We decided that since Allah has decided for us that we need to walk, about all the ease of performing the Haj, then we are redha to His wishes. 

We will walk the extra miles, we told Ustaz Jufri. He has been all so stressed up since he could not get a cab for us. Since we had agreed to walk, we told him to bring with him more cold drinks for that journey.

But God is great, the moment you leave your fate to Him, and readied yourself to walk, a cab arrived and agreed to take us for Ry 200 per cab.

Alhamdulillah, we cried with joy.

I know the concept of redha, but I had never seen how quickly one was rewarded by being redha.

Allahu Akbar.

Haj is quite a physical ritual. You need to be strong. You need to be healthy. Young people should be the one going - not old people. It will be tougher for them old folks. It did strain my muscle. I am not sure how to handle the remaining 7 km  walk, if we had towalk that day.

It will be tough for sure. 

After the ease of Haj on the first day, the last day was the most challenging. But still it was nothing like many had experienced. My journey was so simple. And for me to be more thankful, I was in the pink of our health throughout the Haj period. No tinge of sore throats or any of the common illness. My piles by this time had gone completely.

Trust in Him. He will only test you what you can handle and surely he knew our limitation.

Haj 2015 - Part VI Mina - Beraduku tikarnya jalan, bumbungnya langit, lampunya bulan

We have decided while in Makkah that we were not going to go stay in the tents in Mina. It is not because of the experience of Arafah. It is just we felt that we would be more comfortable in our hotel in Makah and commute on a daily basis for Jamrah and due to some health issues of our members.

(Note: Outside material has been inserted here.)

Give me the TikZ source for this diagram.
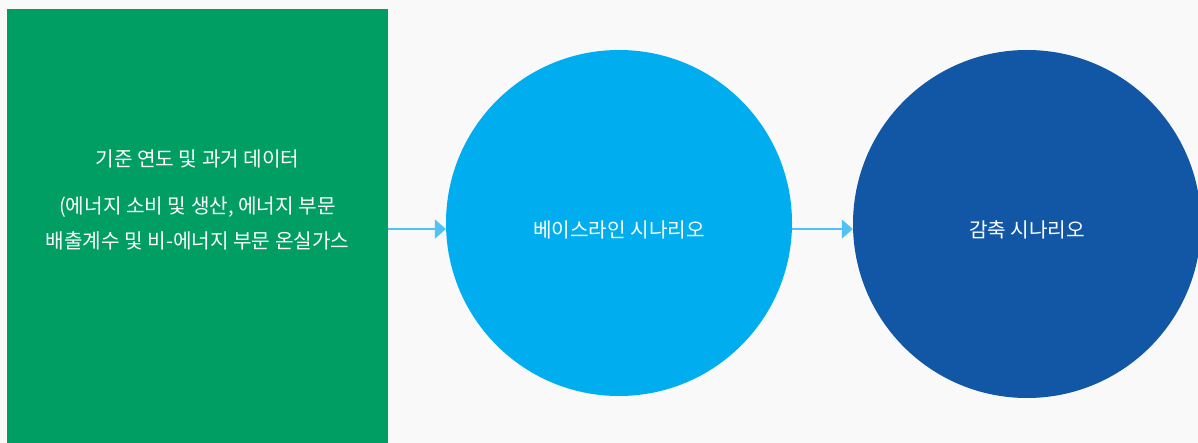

There are two elements of the the final ritual of Haj - the stoning ritual. I consider it the final since we have completed the Nafar Awal i.e. done our tawaf and Saei. The first element is that we need to stop for awhile at Mina - a stopover, if you must, before we do the stoning. In other words, the definition of s stop-over is that it has to exceed half a night.

In other words, we need to sleep over at Mina the night before, before we can do the stoning on the Tasyrik Days of 11, 12 and 13th of Zulhijjah. 

So after resting that Raya day of the 10th of Zulhijjah, while monitoring the tragedy of the stampede on-line, after Asr prayer, we made a move to go to Mina. As it is basically the peak of Haj, many roads leading to the Al-Haraam have been closed and hence Zaki would not be able to pick us up at the hotel and take us to Mina.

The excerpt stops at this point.